Desde la Rusia de Putin y el neocapitalismo de Estado nos llega esta suerte de blockbuster de saldo y vocación exportadora en circuitos B que funciona (lo que puede) sobre una premisa elemental del cine de género que por cierto ya está hecha (Bajo cero, 2010): un grupo de amigos, dos parejas y un gordito soltero, decide pasar la Nochevieja en un teleférico en las montañas nevadas de los Urales hasta que el cable falla y quedan suspendidos en el aire.
Llega entonces el momento del encierro, las peripecias por salir o descender y los inevitables enfrentamientos entre el grupo que sacan a relucir viejas rencillas, secretos, masculinidades tóxicas y otras violencias soterradas, todo ello entre escenas de acción de chroma key sobreiluminado, cámara móvil, fondos de abismo y un sentido de la narración que no superaría las pruebas de acceso a ninguna escuela de cine.

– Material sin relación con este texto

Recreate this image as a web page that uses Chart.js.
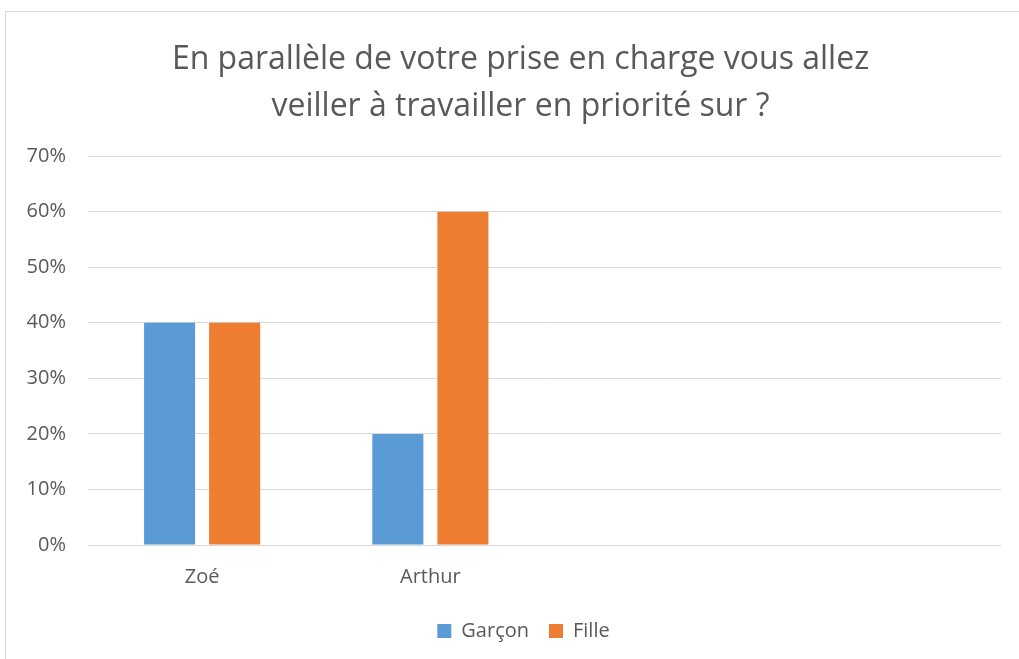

Por si no fuera suficiente tedio con lo que pasa en la cabina, escrito nada menos que a ocho manos, el novio despechado de una de las chicas atrapadas, que se había quedado finalmente en tierra, intuye que los amigos están en problemas y acude raudo (a la velocidad que el filme se lo permite) al rescate in extremis. Para cuando llega, realmente ya nos da igual quién haya sobrevivido.